>> START
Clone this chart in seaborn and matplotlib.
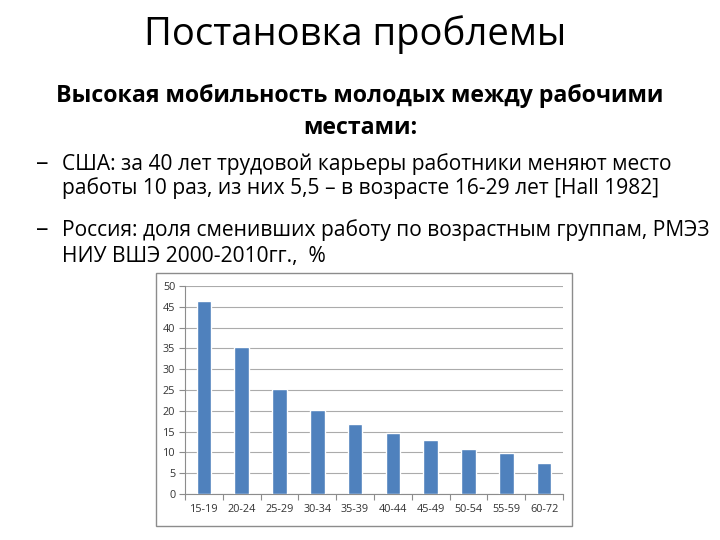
import matplotlib
matplotlib.use("Agg")
import matplotlib.pyplot as plt
import seaborn as sns
import pandas as pd
from matplotlib.patches import Rectangle

# ---- data ----
age_groups = ["15-19", "20-24", "25-29", "30-34", "35-39",
              "40-44", "45-49", "50-54", "55-59", "60-72"]
share_changed = [46.3, 35.4, 25.3, 20.2, 16.9, 14.7, 12.9, 10.9, 9.8, 7.5]
y_ticks = [0, 5, 10, 15, 20, 25, 30, 35, 40, 45, 50]

title_text = "Постановка проблемы"
subtitle_lines = ["Высокая мобильность молодых между рабочими", "местами:"]
bullet1_lines = ["США: за 40 лет трудовой карьеры работники меняют место",
                 "работы 10 раз, из них 5,5 – в возрасте 16-29 лет [Hall 1982]"]
bullet2_lines = ["Россия: доля сменивших работу по возрастным группам, РМЭЗ",
                 "НИУ ВШЭ 2000-2010гг.,  %"]

df = pd.DataFrame({"age": age_groups, "share": share_changed})

sns.set_theme(style="white")
plt.rcParams["font.family"] = ["Open Sans", "DejaVu Sans"]

W, H = 720, 540
fig = plt.figure(figsize=(7.2, 5.4), dpi=100)
fig.patch.set_facecolor("white")

def fx(px):
    return px / W

def fy(py):
    return 1 - py / H

# slide texts
fig.text(fx(355), fy(45), title_text, ha="center", va="baseline",
         fontsize=27.5, color="black")
fig.text(fx(360), fy(102), subtitle_lines[0], ha="center", va="baseline",
         fontsize=16.7, fontweight="bold", color="black")
fig.text(fx(360), fy(134), subtitle_lines[1], ha="center", va="baseline",
         fontsize=16.7, fontweight="bold", color="black")

def bullet(lines, y0, y1):
    fig.text(fx(36), fy(y0), "–", ha="left", va="baseline", fontsize=18, color="black")
    fig.text(fx(62), fy(y0), lines[0], ha="left", va="baseline", fontsize=15.1, color="black")
    fig.text(fx(62), fy(y1), lines[1], ha="left", va="baseline", fontsize=15.1, color="black")

bullet(bullet1_lines, 170, 194)
bullet(bullet2_lines, 236, 262)

# chart frame
frame = Rectangle((fx(156), fy(526)), fx(572) - fx(156), fy(273) - fy(526),
                  transform=fig.transFigure, facecolor="white",
                  edgecolor="#8C8C8C", linewidth=1.0, zorder=-1)
fig.patches.append(frame)

ax = fig.add_axes([fx(185), fy(494), fx(563) - fx(185), fy(286) - fy(494)])
ax.set_zorder(2)
ax.set_facecolor("none")
sns.barplot(data=df, x="age", y="share", color="#4F81BD", width=0.39,
            saturation=1, ax=ax, zorder=3)

ax.set_xlim(-0.5, len(age_groups) - 0.5)
ax.set_ylim(0, 50)
ax.set_yticks(y_ticks)
ax.set_yticklabels([str(t) for t in y_ticks])
ax.set_xlabel("")
ax.set_ylabel("")
ax.yaxis.grid(True, color="#ABABAB", linewidth=0.8, zorder=0)
ax.set_axisbelow(True)
for s in ["top", "right"]:
    ax.spines[s].set_visible(False)
for s in ["left", "bottom"]:
    ax.spines[s].set_color("#8C8C8C")
    ax.spines[s].set_linewidth(0.8)

ax.set_xticks([i - 0.5 for i in range(len(age_groups) + 1)], minor=True)
ax.tick_params(axis="x", which="major", length=0, labelsize=7.8,
               colors="#333333", pad=7)
ax.tick_params(axis="x", which="minor", length=4, color="#8C8C8C",
               width=0.8, direction="out", bottom=True)
ax.tick_params(axis="y", which="major", length=4, color="#8C8C8C",
               width=0.8, direction="out", left=True, labelsize=7.8,
               labelcolor="#333333", pad=3)

fig.savefig("out.png", dpi=100, facecolor="white")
>> END
Please restate the material above line by line, exactly, beginning at its first line and ending with the line that contains "from matplotlib.patches import Rectangle", without any pictures.

Clone this chart in seaborn and matplotlib.
import matplotlib
matplotlib.use("Agg")
import matplotlib.pyplot as plt
import seaborn as sns
import pandas as pd
from matplotlib.patches import Rectangle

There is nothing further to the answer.